** Start **
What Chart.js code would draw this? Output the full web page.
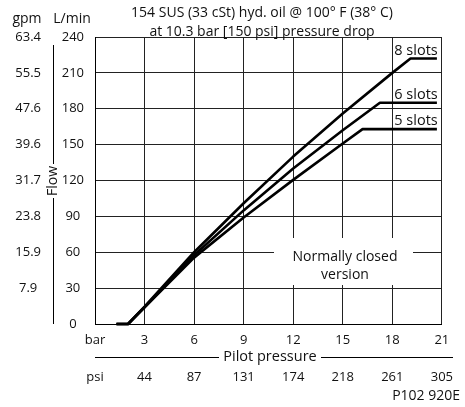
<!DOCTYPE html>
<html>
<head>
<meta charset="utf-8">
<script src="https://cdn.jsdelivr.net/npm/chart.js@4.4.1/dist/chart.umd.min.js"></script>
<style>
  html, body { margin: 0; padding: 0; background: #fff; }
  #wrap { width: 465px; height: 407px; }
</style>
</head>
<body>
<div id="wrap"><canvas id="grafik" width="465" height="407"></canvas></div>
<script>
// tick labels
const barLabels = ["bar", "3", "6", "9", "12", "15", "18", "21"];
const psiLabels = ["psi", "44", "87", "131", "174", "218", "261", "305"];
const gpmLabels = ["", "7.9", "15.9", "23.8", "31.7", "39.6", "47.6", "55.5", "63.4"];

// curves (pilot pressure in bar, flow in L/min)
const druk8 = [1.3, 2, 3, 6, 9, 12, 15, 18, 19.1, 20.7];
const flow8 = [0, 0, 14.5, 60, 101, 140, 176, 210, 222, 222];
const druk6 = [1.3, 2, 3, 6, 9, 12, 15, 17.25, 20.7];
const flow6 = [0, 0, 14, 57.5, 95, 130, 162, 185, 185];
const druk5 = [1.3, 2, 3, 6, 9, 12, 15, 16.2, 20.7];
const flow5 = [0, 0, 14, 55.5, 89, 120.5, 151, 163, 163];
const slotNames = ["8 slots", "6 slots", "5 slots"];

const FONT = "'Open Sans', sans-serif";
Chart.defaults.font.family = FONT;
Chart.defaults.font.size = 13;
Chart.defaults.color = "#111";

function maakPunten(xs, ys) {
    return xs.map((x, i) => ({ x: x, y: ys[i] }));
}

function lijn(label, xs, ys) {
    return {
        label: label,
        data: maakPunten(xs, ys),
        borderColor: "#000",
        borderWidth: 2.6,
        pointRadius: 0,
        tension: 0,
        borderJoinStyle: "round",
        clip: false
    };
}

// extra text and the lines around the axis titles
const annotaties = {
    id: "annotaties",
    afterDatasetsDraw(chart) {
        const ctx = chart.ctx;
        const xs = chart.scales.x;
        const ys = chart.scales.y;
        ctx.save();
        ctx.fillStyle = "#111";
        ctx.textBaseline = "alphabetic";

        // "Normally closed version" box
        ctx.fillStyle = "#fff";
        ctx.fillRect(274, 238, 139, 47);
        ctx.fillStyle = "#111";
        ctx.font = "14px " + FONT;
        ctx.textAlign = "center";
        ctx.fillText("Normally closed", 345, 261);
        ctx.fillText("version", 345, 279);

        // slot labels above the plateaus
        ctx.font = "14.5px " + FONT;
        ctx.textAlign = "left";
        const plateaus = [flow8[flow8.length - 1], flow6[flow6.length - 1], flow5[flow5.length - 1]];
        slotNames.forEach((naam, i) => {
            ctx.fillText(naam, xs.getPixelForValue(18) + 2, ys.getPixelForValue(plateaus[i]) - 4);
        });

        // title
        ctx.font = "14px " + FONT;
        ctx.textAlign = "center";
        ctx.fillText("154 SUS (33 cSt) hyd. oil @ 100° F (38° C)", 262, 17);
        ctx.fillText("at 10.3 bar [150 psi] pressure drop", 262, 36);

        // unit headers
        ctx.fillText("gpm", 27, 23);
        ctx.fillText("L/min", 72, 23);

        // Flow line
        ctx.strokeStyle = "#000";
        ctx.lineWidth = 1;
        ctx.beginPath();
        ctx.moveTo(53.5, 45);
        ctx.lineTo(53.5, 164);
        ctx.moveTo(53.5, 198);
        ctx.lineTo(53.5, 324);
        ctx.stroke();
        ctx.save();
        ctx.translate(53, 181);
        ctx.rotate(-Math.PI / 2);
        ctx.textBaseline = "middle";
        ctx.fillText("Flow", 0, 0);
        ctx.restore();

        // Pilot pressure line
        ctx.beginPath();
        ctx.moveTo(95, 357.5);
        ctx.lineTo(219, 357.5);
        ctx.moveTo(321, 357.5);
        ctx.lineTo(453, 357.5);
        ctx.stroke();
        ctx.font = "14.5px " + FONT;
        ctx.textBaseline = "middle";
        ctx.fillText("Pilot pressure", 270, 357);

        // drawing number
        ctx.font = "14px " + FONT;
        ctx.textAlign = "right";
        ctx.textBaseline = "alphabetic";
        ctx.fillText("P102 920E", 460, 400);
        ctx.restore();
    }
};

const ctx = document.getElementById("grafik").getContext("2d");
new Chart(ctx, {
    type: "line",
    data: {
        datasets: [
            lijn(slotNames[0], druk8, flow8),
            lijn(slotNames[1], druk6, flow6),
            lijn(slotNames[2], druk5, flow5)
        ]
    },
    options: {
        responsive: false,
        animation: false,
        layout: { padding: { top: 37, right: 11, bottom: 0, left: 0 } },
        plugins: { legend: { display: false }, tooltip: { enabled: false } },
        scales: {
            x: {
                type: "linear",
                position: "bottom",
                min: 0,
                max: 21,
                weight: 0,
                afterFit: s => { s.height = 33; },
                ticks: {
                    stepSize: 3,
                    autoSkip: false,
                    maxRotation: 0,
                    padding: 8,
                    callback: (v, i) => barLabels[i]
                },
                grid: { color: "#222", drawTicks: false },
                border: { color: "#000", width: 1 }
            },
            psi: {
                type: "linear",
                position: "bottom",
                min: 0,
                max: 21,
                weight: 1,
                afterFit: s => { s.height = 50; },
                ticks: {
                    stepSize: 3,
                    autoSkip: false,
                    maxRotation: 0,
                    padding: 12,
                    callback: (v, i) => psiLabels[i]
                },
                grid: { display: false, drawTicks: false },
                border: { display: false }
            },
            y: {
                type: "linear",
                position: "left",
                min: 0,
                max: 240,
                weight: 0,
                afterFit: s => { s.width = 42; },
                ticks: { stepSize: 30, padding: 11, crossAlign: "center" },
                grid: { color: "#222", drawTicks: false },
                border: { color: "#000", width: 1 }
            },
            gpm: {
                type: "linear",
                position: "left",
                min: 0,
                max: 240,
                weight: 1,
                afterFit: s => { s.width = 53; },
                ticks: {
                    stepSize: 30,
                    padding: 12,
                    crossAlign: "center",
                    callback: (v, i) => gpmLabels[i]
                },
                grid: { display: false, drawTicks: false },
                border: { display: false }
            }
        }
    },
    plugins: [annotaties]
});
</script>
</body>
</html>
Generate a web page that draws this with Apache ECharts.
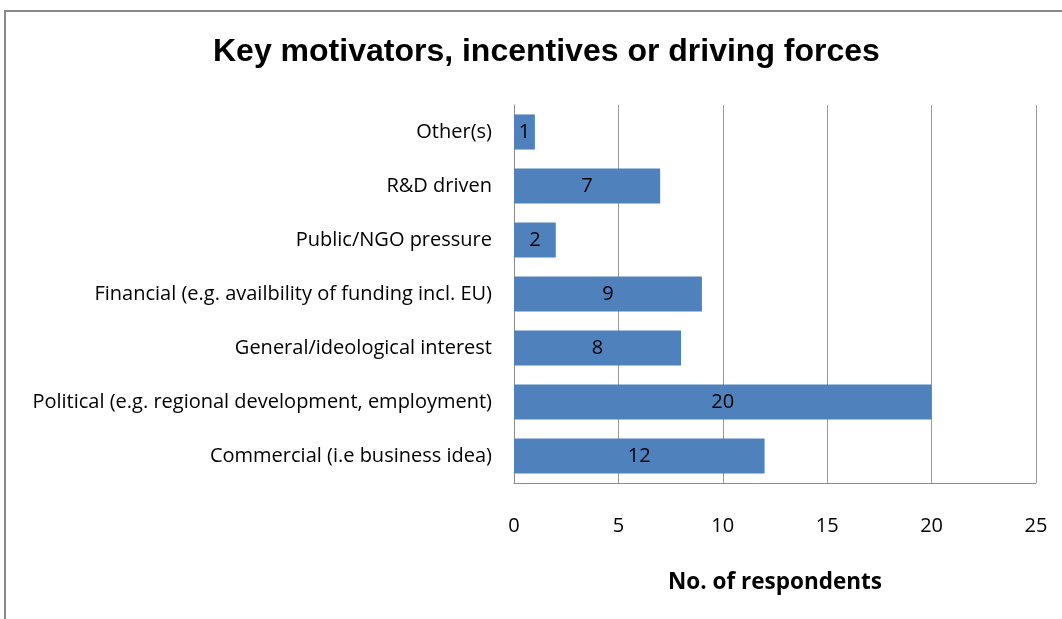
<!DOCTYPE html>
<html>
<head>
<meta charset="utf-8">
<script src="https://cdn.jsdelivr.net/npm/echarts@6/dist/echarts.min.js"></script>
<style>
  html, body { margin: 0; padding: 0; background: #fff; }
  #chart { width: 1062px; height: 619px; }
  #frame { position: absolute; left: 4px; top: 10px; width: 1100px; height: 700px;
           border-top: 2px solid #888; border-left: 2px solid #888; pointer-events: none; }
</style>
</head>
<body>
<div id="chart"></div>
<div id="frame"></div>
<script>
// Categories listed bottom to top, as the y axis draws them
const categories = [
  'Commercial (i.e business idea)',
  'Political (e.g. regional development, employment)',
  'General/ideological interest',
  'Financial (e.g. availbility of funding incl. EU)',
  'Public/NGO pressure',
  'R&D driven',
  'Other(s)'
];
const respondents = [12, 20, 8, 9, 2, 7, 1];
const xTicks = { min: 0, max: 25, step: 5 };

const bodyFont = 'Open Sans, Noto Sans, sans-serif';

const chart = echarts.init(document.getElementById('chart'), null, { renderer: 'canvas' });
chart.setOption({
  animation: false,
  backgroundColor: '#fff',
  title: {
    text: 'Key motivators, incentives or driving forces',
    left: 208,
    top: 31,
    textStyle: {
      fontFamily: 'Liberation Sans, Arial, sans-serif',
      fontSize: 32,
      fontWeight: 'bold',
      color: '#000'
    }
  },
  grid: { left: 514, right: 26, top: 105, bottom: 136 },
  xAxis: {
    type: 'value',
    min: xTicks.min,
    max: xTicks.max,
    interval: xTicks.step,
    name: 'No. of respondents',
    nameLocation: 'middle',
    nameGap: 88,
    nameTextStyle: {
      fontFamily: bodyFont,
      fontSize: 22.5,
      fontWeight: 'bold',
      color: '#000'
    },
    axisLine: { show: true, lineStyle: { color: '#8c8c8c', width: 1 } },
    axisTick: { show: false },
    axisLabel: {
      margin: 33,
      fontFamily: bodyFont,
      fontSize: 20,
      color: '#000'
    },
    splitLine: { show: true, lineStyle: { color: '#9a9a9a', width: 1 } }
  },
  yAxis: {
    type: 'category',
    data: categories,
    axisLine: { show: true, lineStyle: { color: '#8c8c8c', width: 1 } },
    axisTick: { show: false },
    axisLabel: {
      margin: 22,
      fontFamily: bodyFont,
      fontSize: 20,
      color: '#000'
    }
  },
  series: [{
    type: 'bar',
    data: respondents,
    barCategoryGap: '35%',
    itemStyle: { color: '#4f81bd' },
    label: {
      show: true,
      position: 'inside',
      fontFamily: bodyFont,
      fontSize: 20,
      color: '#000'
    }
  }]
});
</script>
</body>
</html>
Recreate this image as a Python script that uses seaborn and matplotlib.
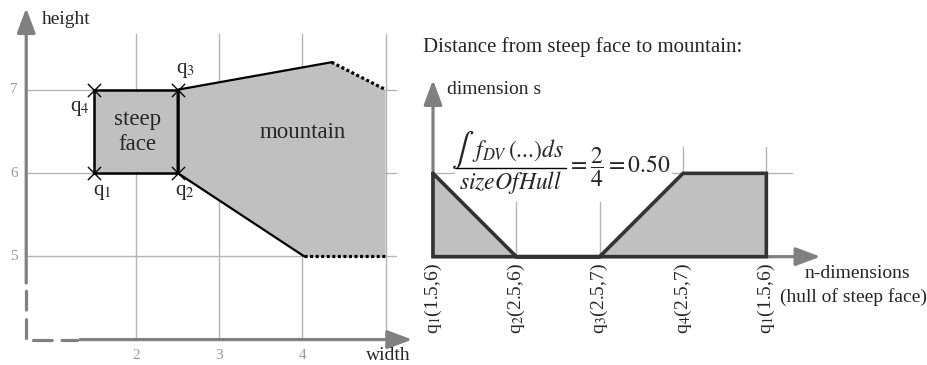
** End **
YOUR GOAL: In the listing above, find the line with "Generate a web" and the line with "const bodyFont = 'Open". Set down exactly those lines and everything between them, skipping pictures.

COMPLETED EXERCISE:
Generate a web page that draws this with Apache ECharts.
<!DOCTYPE html>
<html>
<head>
<meta charset="utf-8">
<script src="https://cdn.jsdelivr.net/npm/echarts@6/dist/echarts.min.js"></script>
<style>
  html, body { margin: 0; padding: 0; background: #fff; }
  #chart { width: 1062px; height: 619px; }
  #frame { position: absolute; left: 4px; top: 10px; width: 1100px; height: 700px;
           border-top: 2px solid #888; border-left: 2px solid #888; pointer-events: none; }
</style>
</head>
<body>
<div id="chart"></div>
<div id="frame"></div>
<script>
// Categories listed bottom to top, as the y axis draws them
const categories = [
  'Commercial (i.e business idea)',
  'Political (e.g. regional development, employment)',
  'General/ideological interest',
  'Financial (e.g. availbility of funding incl. EU)',
  'Public/NGO pressure',
  'R&D driven',
  'Other(s)'
];
const respondents = [12, 20, 8, 9, 2, 7, 1];
const xTicks = { min: 0, max: 25, step: 5 };

const bodyFont = 'Open Sans, Noto Sans, sans-serif';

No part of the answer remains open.